→ **Short task**
Please print exactly the lines below, from the start of the material up to and including the line with "const TEXT = '#1e1e1e';", but none of the pictures.
════════
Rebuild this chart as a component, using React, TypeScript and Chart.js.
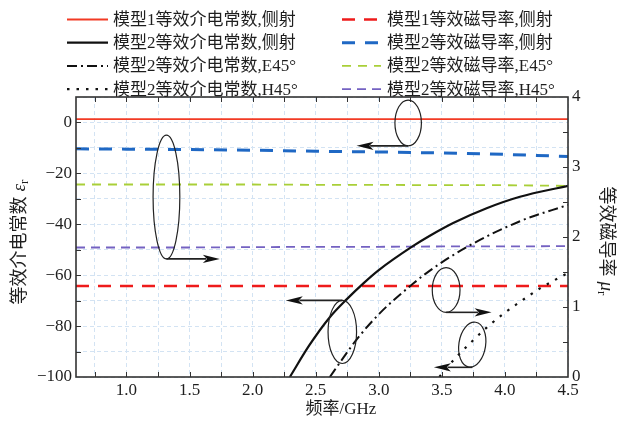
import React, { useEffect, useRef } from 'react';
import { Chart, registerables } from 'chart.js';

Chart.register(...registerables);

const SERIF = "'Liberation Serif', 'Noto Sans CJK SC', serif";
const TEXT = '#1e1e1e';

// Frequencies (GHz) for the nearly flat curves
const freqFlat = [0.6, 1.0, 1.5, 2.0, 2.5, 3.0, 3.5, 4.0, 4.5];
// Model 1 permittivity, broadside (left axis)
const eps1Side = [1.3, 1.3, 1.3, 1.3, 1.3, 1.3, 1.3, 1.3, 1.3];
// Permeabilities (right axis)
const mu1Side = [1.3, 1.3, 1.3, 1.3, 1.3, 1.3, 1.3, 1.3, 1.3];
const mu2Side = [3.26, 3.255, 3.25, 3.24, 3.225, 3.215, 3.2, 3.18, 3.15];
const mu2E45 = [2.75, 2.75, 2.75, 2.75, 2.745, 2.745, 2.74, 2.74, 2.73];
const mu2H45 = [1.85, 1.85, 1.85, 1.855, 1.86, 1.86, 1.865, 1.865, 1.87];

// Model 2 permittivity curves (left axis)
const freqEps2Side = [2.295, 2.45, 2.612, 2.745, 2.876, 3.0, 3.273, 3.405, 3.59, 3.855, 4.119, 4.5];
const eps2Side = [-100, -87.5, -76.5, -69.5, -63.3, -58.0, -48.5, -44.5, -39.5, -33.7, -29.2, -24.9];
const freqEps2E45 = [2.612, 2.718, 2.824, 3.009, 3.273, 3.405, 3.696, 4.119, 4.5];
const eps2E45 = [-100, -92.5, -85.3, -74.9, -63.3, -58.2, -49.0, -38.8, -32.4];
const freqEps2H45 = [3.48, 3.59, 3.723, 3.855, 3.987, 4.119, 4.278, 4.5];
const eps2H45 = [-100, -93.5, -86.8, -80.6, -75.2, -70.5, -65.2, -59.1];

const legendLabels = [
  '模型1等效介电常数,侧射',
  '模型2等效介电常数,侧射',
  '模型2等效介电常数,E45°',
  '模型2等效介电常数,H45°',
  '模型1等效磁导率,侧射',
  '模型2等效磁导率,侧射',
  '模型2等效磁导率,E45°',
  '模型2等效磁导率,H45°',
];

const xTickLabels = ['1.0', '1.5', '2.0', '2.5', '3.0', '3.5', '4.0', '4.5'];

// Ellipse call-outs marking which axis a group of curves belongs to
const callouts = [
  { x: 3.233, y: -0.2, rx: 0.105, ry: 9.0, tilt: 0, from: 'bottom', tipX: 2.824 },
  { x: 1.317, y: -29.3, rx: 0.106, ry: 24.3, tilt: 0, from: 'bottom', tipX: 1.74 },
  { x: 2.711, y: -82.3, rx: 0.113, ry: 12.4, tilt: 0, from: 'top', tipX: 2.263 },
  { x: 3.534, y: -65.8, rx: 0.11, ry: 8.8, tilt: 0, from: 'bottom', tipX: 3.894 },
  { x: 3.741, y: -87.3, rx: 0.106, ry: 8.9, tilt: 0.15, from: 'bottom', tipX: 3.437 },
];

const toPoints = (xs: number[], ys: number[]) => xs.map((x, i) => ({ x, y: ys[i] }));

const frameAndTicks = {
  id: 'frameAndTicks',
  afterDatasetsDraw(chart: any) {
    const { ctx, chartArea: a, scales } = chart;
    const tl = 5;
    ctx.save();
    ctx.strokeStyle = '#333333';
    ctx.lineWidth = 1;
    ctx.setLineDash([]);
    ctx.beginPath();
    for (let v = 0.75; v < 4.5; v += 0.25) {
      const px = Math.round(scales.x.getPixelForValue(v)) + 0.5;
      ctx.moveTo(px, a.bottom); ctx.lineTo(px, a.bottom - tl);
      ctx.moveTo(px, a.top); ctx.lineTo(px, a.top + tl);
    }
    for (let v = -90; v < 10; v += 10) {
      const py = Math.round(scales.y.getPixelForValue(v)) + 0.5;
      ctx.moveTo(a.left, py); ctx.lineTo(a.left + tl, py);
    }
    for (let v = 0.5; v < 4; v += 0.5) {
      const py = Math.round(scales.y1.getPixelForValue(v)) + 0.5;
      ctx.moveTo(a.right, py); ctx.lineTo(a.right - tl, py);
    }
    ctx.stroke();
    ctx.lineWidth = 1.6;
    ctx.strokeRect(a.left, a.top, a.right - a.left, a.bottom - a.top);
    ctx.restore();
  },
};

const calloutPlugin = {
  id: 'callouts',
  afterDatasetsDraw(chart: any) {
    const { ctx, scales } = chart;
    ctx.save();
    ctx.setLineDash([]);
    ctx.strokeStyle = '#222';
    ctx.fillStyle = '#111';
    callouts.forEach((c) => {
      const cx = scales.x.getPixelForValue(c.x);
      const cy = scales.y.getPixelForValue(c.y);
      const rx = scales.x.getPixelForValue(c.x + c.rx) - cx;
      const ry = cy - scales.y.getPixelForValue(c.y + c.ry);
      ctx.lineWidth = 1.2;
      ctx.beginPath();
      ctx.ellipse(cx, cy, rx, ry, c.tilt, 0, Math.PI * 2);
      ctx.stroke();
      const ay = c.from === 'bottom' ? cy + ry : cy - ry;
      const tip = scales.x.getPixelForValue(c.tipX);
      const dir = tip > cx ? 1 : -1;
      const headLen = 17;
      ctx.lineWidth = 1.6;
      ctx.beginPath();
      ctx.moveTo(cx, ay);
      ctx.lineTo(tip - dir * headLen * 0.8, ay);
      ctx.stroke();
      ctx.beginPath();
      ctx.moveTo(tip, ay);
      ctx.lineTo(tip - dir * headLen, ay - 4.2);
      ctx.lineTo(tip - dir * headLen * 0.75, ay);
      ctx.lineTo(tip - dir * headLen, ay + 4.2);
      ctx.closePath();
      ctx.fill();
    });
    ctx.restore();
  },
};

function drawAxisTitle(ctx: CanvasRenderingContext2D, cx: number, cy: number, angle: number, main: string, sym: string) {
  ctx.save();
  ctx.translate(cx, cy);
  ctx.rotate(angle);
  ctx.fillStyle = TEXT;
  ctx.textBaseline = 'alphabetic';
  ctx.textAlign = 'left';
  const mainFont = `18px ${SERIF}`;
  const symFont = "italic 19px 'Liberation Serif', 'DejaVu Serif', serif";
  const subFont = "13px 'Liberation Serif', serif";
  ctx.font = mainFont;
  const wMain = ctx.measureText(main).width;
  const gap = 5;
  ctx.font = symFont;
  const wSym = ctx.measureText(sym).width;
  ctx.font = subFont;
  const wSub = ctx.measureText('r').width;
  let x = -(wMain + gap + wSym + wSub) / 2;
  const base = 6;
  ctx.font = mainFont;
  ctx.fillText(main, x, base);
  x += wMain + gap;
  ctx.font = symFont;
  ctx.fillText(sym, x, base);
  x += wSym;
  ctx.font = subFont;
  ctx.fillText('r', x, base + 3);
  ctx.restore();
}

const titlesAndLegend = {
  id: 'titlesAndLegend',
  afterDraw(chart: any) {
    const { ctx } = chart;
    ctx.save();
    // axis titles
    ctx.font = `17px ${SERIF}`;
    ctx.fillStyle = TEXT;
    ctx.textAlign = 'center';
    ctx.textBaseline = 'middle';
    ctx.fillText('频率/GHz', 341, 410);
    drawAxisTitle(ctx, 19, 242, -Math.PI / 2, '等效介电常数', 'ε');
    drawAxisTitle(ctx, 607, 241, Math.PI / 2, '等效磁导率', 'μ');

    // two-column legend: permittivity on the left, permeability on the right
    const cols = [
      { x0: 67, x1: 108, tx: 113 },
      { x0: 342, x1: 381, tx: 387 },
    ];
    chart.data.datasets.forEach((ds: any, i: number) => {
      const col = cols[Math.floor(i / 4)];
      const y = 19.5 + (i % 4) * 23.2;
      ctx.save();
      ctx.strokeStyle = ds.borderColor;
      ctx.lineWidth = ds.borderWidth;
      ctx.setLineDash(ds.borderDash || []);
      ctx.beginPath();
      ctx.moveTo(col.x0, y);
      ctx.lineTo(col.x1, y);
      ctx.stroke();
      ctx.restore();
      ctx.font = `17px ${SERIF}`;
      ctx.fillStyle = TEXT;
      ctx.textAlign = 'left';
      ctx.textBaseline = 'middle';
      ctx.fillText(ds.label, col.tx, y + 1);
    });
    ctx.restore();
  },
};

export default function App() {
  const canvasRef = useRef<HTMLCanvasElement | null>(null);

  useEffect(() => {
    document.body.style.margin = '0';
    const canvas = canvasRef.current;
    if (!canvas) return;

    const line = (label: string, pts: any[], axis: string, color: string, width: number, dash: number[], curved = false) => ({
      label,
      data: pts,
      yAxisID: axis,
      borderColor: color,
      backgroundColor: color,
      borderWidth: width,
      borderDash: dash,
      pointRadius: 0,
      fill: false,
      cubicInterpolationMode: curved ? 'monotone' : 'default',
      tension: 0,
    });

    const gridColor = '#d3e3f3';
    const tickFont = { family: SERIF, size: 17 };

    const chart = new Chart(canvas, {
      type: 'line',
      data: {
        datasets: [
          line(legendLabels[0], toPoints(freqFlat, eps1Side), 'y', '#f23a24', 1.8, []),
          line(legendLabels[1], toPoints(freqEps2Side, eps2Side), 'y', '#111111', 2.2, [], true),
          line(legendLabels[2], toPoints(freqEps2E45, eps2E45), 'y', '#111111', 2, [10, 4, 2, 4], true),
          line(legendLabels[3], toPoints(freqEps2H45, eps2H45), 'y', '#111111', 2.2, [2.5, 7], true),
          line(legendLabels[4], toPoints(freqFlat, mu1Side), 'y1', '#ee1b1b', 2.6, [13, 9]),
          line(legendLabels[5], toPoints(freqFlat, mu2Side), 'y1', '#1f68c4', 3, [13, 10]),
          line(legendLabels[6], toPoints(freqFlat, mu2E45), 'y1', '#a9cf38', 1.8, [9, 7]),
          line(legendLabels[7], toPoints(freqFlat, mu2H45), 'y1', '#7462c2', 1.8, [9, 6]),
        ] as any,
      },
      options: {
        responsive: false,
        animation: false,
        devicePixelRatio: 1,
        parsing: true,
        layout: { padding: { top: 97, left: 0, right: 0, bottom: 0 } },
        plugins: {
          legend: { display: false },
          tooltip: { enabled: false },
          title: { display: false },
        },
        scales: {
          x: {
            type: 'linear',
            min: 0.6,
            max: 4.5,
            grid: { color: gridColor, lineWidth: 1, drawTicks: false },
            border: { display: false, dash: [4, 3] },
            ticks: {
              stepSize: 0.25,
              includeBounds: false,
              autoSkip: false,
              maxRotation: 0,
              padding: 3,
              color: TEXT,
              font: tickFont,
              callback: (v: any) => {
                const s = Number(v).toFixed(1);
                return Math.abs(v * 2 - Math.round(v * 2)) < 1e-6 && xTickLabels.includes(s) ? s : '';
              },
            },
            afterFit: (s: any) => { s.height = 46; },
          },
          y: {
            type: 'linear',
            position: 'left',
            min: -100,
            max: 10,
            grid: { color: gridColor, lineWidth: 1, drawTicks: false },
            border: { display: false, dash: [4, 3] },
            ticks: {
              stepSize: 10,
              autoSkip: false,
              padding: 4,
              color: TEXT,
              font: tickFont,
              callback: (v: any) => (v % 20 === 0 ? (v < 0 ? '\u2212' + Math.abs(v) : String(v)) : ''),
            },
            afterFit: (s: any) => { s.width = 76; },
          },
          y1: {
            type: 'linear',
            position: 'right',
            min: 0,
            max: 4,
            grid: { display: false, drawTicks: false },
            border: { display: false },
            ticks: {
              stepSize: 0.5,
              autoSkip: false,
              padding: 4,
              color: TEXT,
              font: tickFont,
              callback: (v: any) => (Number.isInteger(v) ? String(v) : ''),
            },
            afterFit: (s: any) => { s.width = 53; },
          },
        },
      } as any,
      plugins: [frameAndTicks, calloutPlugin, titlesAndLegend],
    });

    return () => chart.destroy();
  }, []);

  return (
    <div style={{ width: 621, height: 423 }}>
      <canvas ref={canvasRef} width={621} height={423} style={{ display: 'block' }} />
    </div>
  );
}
════════
→ **Solution**
Rebuild this chart as a component, using React, TypeScript and Chart.js.
import React, { useEffect, useRef } from 'react';
import { Chart, registerables } from 'chart.js';

Chart.register(...registerables);

const SERIF = "'Liberation Serif', 'Noto Sans CJK SC', serif";
const TEXT = '#1e1e1e';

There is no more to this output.